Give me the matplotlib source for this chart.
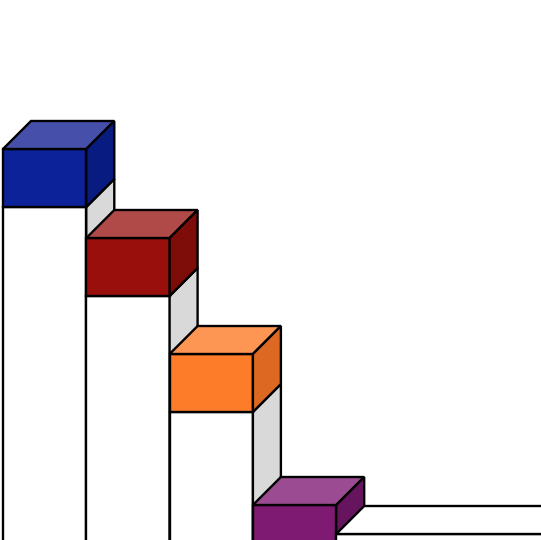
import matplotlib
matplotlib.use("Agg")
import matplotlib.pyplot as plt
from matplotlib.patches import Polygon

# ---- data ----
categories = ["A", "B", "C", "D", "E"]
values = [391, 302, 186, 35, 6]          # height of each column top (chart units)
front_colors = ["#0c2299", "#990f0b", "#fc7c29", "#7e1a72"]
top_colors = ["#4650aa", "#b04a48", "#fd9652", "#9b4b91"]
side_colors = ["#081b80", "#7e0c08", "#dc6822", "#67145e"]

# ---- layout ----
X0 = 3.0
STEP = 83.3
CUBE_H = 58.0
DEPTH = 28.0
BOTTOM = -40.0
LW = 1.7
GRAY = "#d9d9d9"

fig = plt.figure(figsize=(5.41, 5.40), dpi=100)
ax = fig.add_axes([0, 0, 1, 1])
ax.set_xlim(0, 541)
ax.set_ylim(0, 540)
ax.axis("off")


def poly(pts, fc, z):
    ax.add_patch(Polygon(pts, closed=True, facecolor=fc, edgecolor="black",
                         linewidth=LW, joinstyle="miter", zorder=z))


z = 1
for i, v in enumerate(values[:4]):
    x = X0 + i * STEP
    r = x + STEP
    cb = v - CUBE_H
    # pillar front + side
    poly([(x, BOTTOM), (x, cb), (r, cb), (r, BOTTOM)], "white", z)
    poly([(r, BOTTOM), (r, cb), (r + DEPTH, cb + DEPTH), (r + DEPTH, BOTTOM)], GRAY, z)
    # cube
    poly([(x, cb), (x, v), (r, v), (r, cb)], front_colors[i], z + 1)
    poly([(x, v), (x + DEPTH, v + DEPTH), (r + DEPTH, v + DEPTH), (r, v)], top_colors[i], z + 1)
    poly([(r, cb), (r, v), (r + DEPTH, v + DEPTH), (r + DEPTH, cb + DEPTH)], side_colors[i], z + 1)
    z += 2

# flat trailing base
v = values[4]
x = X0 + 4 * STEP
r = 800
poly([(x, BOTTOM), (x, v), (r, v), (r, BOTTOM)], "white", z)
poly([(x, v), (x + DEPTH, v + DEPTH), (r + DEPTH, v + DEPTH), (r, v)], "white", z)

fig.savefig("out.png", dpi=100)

### EXERCISE INSTRUCTIONS
Leave out the pictures and repeat exactly the lines from the start of the material through the line that contains "from matplotlib.patches import Polygon", both included.

### PROBLEM SOLUTION
Give me the matplotlib source for this chart.
import matplotlib
matplotlib.use("Agg")
import matplotlib.pyplot as plt
from matplotlib.patches import Polygon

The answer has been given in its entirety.